Письмо Тики (23 октября 1933 г.; сохраняется детская орфография): «...Мне очень жалко что тебя унас нету. Я обтебе скучаю... Я целый день мамкую... Я тебя никогда не забуду своего папулищу... И все тебе желают здаровея. И добра. Тика».
День рождения младшей дочери о. Павла Флоренского Марии-Тинатин – 11 ноября
Соловецкая чайка – подвид серебристой чайки (Larus argentatus). Чайки были приручены монахами, в продолжение столетий гнездились даже под скамейками в сквере. О соловецких чайках ходили легенды. С ними связывают чудо. «В 1854 г., когда два английских фрегата начали бомбардировать монастырь, то чайки густым облаком взвились над самыми вражескими фрегатами и пронзительным своим криком как бы прогоняли англичан, и не одним криком они им докучали, так что неприятель должен был вступить в бой с птицами, запятнавшими его честь... Чайки в этом деле доказали свое мужество и преданность обители». (П.Ф. Федоров. Соловки. 1898.) «Монахи запрещали их трогать, и они несли яйца прямо посреди Кремля...тут же выводили тонконогих, безобразных, словно ощипанных птенцов, путавшихся под ногами богомольцев». (Геннадий Андреев «Хомяков Г.А». Соловецкий остров. 1927–1929// Север. 1990. №9. С. 3–93.) В последние годы существования СТОНа чайки были уничтожены: «...вскоре после преобразования Соловков в СТОН были созданы бригады по уничтожению чаек. Находя гнезда, птенцов растаптывали, а во взрослых чаек стреляли. Остальных чаек добили после их возвращения весной 38-го года. Так был уничтожен эндемический вид «соловецкая чайка"» (Чирков Ю.И. А было все так... М., 1991).

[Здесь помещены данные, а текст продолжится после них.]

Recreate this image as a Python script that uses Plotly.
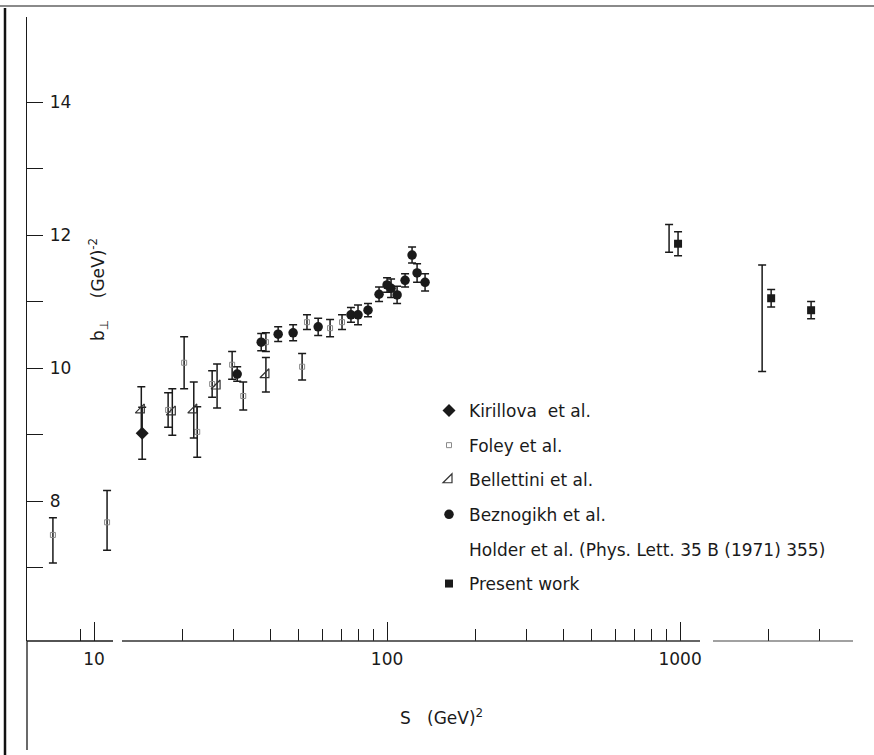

Именины Тики праздновались 4 августа (н. ст.), в день св. равноап. Марии Магдалины.
Корякин Леонид Иванович – кристаллограф, знакомый семьи Флоренских, живший в Ярославле. Один из немногих, поддерживавших отношения с семьей Флоренских после 1933 г. и посещавших ее в Загорске.
Щенок Тики.
На Заяцких островах Флоренский был в командировке. Их описывает и Литвинов (1936.V.15): «...Никаких новостей у меня нет. Живу и работаю все на прежнем месте. Нужно по-прежнему сказать, что как первое, так и второе по местным масштабам очень завидно. Но конечно, это хорошо по-местному. Главное преимущество, действительно, существенное, заключается в возможности и необходимости дальних передвижений по берегу моря. Я уже исходил один берег острова – к северу километров на 12, к югу километров на 10. Кроме того, у нас есть еще хозяйство на разных мелких островах. В частности я сейчас вернулся из плавания на так называемые Заячие острова. В сущности это название неправильно. Монахи собирали на них птичьи яйца и поэтому назвали их Заяйцкими островами. Их расстояние около 6 или 8 километров от Кремля. Плыли мы туда с начальником нашего предприятия на мотоботе. День был очень солнечный. Море не совсем гладкое, и путешествие было очаровательно. Все море в мелких островах. Некоторые мелкие и низкие, поросшие какой-то блеклой и бурянной, еще прошлогодней, травой. Некоторые – просто груда валунов, а иногда кое-где из воды торчит просто валун. На иных, повыше, растут кустики. Первый и ближайший носит имя «Песьей Луды». На Зайчиках – остатки церкви и каменных построек 15 века, совершенно милых. Как море тут довольно коварно, то около поселка была устроена гавань, такого же скромного и уютного характера, как и все постройки. Из валунов устроена дамба, окружающая бассейн размером с хорошую квартиру, в котором можно держать с полдюжины больших лодок. Валуны, из которых сложена дамба, неслыханных размеров, каждый побольше Фордовского автомобиля. А кругом море, волны и ветер без конца. На горизонте силуэты дальних островов и даже береговая линия. Когда в мальчишестве я читал романы с путешествиями и приключениями, то конечно путешествие на мотоботе на такие острова было бы верхом мечтаний. Нужно сознаться, что и сейчас это доставило мне меланхолическое удовольствие. Я томно вздохнул, проезжая мимо Песьей Луды, ассоциируя это название с событиями прошлых и приятных дней. Быть может, когда-нибудь я еще посещу эти места в более приятной ситуации...»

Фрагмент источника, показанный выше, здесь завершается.